Required work: Pictures do not belong in the copy; quote every entry below exactly.

Charts and diagrams as code:
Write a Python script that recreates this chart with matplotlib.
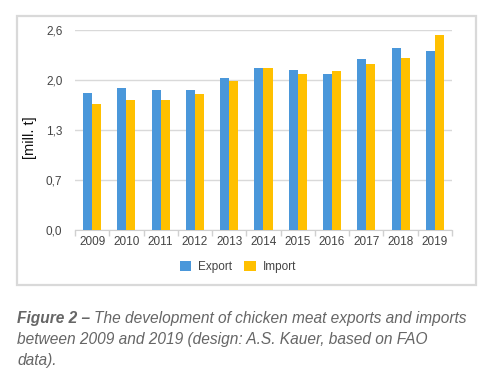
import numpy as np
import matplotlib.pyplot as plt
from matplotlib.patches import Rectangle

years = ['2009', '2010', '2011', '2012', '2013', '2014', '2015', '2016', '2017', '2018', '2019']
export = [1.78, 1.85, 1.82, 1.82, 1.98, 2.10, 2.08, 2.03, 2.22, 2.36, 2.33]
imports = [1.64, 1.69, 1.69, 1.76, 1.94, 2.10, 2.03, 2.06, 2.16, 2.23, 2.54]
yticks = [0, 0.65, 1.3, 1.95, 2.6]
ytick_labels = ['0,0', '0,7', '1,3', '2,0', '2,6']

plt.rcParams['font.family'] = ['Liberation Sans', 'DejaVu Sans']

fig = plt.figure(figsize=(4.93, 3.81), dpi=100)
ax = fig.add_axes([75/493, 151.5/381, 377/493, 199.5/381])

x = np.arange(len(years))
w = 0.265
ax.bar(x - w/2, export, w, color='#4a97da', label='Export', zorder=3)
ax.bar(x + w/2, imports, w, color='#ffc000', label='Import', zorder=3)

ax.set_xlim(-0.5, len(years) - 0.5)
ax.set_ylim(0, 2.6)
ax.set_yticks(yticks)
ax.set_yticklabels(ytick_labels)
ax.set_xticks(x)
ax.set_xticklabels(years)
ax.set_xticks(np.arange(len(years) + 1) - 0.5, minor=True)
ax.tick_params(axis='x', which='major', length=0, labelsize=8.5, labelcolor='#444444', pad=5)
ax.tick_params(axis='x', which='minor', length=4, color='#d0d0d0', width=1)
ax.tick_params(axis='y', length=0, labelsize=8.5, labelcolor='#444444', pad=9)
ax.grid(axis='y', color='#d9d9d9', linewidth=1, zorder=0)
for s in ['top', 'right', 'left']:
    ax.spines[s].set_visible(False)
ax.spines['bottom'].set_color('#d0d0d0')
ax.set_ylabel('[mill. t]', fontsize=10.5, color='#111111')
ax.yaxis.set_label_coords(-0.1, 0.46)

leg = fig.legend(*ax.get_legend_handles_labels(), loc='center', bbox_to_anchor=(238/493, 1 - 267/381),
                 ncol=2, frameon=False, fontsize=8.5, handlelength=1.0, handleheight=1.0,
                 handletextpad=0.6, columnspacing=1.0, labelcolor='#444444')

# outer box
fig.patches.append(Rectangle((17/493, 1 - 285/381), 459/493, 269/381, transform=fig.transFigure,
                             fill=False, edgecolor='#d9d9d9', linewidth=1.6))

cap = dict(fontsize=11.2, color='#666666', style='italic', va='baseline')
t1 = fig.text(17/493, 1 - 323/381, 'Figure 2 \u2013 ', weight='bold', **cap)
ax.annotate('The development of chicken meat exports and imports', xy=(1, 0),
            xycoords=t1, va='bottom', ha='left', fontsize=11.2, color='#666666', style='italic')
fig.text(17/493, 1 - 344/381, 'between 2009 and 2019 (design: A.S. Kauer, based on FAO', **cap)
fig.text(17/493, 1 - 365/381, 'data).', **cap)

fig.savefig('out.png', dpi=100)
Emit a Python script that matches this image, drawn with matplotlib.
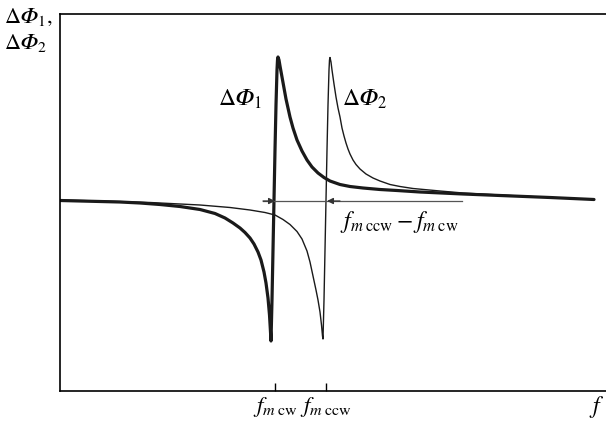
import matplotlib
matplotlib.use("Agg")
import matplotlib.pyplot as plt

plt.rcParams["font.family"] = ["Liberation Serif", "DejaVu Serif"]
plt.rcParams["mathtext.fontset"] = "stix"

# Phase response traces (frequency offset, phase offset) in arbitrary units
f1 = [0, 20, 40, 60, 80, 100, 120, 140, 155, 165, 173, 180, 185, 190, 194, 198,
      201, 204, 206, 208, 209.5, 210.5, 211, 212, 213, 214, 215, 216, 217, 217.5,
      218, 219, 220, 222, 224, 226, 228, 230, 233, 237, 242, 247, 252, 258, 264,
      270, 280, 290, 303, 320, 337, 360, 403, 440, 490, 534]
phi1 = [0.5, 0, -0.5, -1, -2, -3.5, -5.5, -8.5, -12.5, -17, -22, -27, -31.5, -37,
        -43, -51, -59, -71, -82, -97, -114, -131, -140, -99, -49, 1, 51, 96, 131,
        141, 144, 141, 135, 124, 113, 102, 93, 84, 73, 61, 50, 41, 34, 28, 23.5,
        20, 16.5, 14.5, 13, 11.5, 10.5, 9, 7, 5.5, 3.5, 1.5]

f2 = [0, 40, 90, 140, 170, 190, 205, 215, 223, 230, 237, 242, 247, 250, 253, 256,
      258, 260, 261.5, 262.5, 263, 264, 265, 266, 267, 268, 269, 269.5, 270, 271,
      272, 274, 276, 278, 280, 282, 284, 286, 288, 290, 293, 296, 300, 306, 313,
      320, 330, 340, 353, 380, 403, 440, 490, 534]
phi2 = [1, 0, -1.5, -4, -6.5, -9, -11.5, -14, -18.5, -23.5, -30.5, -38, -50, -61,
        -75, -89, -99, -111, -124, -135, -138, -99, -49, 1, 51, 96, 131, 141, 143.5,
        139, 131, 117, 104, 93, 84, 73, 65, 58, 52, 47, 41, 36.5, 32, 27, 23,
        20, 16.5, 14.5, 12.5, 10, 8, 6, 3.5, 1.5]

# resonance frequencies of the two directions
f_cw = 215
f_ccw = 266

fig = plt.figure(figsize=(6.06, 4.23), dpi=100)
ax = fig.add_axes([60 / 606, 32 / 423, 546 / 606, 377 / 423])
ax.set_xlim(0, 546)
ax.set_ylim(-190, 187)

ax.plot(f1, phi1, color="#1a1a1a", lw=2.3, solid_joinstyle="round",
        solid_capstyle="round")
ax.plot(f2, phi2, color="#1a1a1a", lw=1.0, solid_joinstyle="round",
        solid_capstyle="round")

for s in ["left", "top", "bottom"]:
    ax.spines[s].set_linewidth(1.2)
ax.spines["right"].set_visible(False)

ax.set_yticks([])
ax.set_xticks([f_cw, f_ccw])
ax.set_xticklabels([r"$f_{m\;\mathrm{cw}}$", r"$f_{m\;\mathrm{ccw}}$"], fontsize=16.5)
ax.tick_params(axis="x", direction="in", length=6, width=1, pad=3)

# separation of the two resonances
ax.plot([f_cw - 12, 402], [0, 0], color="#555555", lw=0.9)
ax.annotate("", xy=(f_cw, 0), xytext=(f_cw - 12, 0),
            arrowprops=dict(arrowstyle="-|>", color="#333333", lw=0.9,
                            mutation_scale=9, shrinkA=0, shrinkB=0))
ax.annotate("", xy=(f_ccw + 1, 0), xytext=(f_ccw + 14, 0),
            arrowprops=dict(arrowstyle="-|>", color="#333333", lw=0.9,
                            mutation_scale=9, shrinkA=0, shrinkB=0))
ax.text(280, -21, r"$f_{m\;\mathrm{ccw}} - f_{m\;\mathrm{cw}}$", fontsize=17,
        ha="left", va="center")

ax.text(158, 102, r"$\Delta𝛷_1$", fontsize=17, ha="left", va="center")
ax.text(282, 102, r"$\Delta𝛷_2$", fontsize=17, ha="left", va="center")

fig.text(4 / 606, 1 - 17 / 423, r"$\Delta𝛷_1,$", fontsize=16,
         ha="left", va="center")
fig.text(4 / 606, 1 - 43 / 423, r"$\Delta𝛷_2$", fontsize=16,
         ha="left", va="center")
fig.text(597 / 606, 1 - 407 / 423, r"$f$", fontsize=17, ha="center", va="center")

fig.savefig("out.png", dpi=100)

Written answer:
Write a Python script that recreates this chart with matplotlib.
import numpy as np
import matplotlib.pyplot as plt
from matplotlib.patches import Rectangle

years = ['2009', '2010', '2011', '2012', '2013', '2014', '2015', '2016', '2017', '2018', '2019']
export = [1.78, 1.85, 1.82, 1.82, 1.98, 2.10, 2.08, 2.03, 2.22, 2.36, 2.33]
imports = [1.64, 1.69, 1.69, 1.76, 1.94, 2.10, 2.03, 2.06, 2.16, 2.23, 2.54]
yticks = [0, 0.65, 1.3, 1.95, 2.6]
ytick_labels = ['0,0', '0,7', '1,3', '2,0', '2,6']

plt.rcParams['font.family'] = ['Liberation Sans', 'DejaVu Sans']

fig = plt.figure(figsize=(4.93, 3.81), dpi=100)
ax = fig.add_axes([75/493, 151.5/381, 377/493, 199.5/381])

x = np.arange(len(years))
w = 0.265
ax.bar(x - w/2, export, w, color='#4a97da', label='Export', zorder=3)
ax.bar(x + w/2, imports, w, color='#ffc000', label='Import', zorder=3)

ax.set_xlim(-0.5, len(years) - 0.5)
ax.set_ylim(0, 2.6)
ax.set_yticks(yticks)
ax.set_yticklabels(ytick_labels)
ax.set_xticks(x)
ax.set_xticklabels(years)
ax.set_xticks(np.arange(len(years) + 1) - 0.5, minor=True)
ax.tick_params(axis='x', which='major', length=0, labelsize=8.5, labelcolor='#444444', pad=5)
ax.tick_params(axis='x', which='minor', length=4, color='#d0d0d0', width=1)
ax.tick_params(axis='y', length=0, labelsize=8.5, labelcolor='#444444', pad=9)
ax.grid(axis='y', color='#d9d9d9', linewidth=1, zorder=0)
for s in ['top', 'right', 'left']:
    ax.spines[s].set_visible(False)
ax.spines['bottom'].set_color('#d0d0d0')
ax.set_ylabel('[mill. t]', fontsize=10.5, color='#111111')
ax.yaxis.set_label_coords(-0.1, 0.46)

leg = fig.legend(*ax.get_legend_handles_labels(), loc='center', bbox_to_anchor=(238/493, 1 - 267/381),
                 ncol=2, frameon=False, fontsize=8.5, handlelength=1.0, handleheight=1.0,
                 handletextpad=0.6, columnspacing=1.0, labelcolor='#444444')

# outer box
fig.patches.append(Rectangle((17/493, 1 - 285/381), 459/493, 269/381, transform=fig.transFigure,
                             fill=False, edgecolor='#d9d9d9', linewidth=1.6))

cap = dict(fontsize=11.2, color='#666666', style='italic', va='baseline')
t1 = fig.text(17/493, 1 - 323/381, 'Figure 2 \u2013 ', weight='bold', **cap)
ax.annotate('The development of chicken meat exports and imports', xy=(1, 0),
            xycoords=t1, va='bottom', ha='left', fontsize=11.2, color='#666666', style='italic')
fig.text(17/493, 1 - 344/381, 'between 2009 and 2019 (design: A.S. Kauer, based on FAO', **cap)
fig.text(17/493, 1 - 365/381, 'data).', **cap)

fig.savefig('out.png', dpi=100)
Emit a Python script that matches this image, drawn with matplotlib.
import matplotlib
matplotlib.use("Agg")
import matplotlib.pyplot as plt

plt.rcParams["font.family"] = ["Liberation Serif", "DejaVu Serif"]
plt.rcParams["mathtext.fontset"] = "stix"

# Phase response traces (frequency offset, phase offset) in arbitrary units
f1 = [0, 20, 40, 60, 80, 100, 120, 140, 155, 165, 173, 180, 185, 190, 194, 198,
      201, 204, 206, 208, 209.5, 210.5, 211, 212, 213, 214, 215, 216, 217, 217.5,
      218, 219, 220, 222, 224, 226, 228, 230, 233, 237, 242, 247, 252, 258, 264,
      270, 280, 290, 303, 320, 337, 360, 403, 440, 490, 534]
phi1 = [0.5, 0, -0.5, -1, -2, -3.5, -5.5, -8.5, -12.5, -17, -22, -27, -31.5, -37,
        -43, -51, -59, -71, -82, -97, -114, -131, -140, -99, -49, 1, 51, 96, 131,
        141, 144, 141, 135, 124, 113, 102, 93, 84, 73, 61, 50, 41, 34, 28, 23.5,
        20, 16.5, 14.5, 13, 11.5, 10.5, 9, 7, 5.5, 3.5, 1.5]

f2 = [0, 40, 90, 140, 170, 190, 205, 215, 223, 230, 237, 242, 247, 250, 253, 256,
      258, 260, 261.5, 262.5, 263, 264, 265, 266, 267, 268, 269, 269.5, 270, 271,
      272, 274, 276, 278, 280, 282, 284, 286, 288, 290, 293, 296, 300, 306, 313,
      320, 330, 340, 353, 380, 403, 440, 490, 534]
phi2 = [1, 0, -1.5, -4, -6.5, -9, -11.5, -14, -18.5, -23.5, -30.5, -38, -50, -61,
        -75, -89, -99, -111, -124, -135, -138, -99, -49, 1, 51, 96, 131, 141, 143.5,
        139, 131, 117, 104, 93, 84, 73, 65, 58, 52, 47, 41, 36.5, 32, 27, 23,
        20, 16.5, 14.5, 12.5, 10, 8, 6, 3.5, 1.5]

# resonance frequencies of the two directions
f_cw = 215
f_ccw = 266

fig = plt.figure(figsize=(6.06, 4.23), dpi=100)
ax = fig.add_axes([60 / 606, 32 / 423, 546 / 606, 377 / 423])
ax.set_xlim(0, 546)
ax.set_ylim(-190, 187)

ax.plot(f1, phi1, color="#1a1a1a", lw=2.3, solid_joinstyle="round",
        solid_capstyle="round")
ax.plot(f2, phi2, color="#1a1a1a", lw=1.0, solid_joinstyle="round",
        solid_capstyle="round")

for s in ["left", "top", "bottom"]:
    ax.spines[s].set_linewidth(1.2)
ax.spines["right"].set_visible(False)

ax.set_yticks([])
ax.set_xticks([f_cw, f_ccw])
ax.set_xticklabels([r"$f_{m\;\mathrm{cw}}$", r"$f_{m\;\mathrm{ccw}}$"], fontsize=16.5)
ax.tick_params(axis="x", direction="in", length=6, width=1, pad=3)

# separation of the two resonances
ax.plot([f_cw - 12, 402], [0, 0], color="#555555", lw=0.9)
ax.annotate("", xy=(f_cw, 0), xytext=(f_cw - 12, 0),
            arrowprops=dict(arrowstyle="-|>", color="#333333", lw=0.9,
                            mutation_scale=9, shrinkA=0, shrinkB=0))
ax.annotate("", xy=(f_ccw + 1, 0), xytext=(f_ccw + 14, 0),
            arrowprops=dict(arrowstyle="-|>", color="#333333", lw=0.9,
                            mutation_scale=9, shrinkA=0, shrinkB=0))
ax.text(280, -21, r"$f_{m\;\mathrm{ccw}} - f_{m\;\mathrm{cw}}$", fontsize=17,
        ha="left", va="center")

ax.text(158, 102, r"$\Delta𝛷_1$", fontsize=17, ha="left", va="center")
ax.text(282, 102, r"$\Delta𝛷_2$", fontsize=17, ha="left", va="center")

fig.text(4 / 606, 1 - 17 / 423, r"$\Delta𝛷_1,$", fontsize=16,
         ha="left", va="center")
fig.text(4 / 606, 1 - 43 / 423, r"$\Delta𝛷_2$", fontsize=16,
         ha="left", va="center")
fig.text(597 / 606, 1 - 407 / 423, r"$f$", fontsize=17, ha="center", va="center")

fig.savefig("out.png", dpi=100)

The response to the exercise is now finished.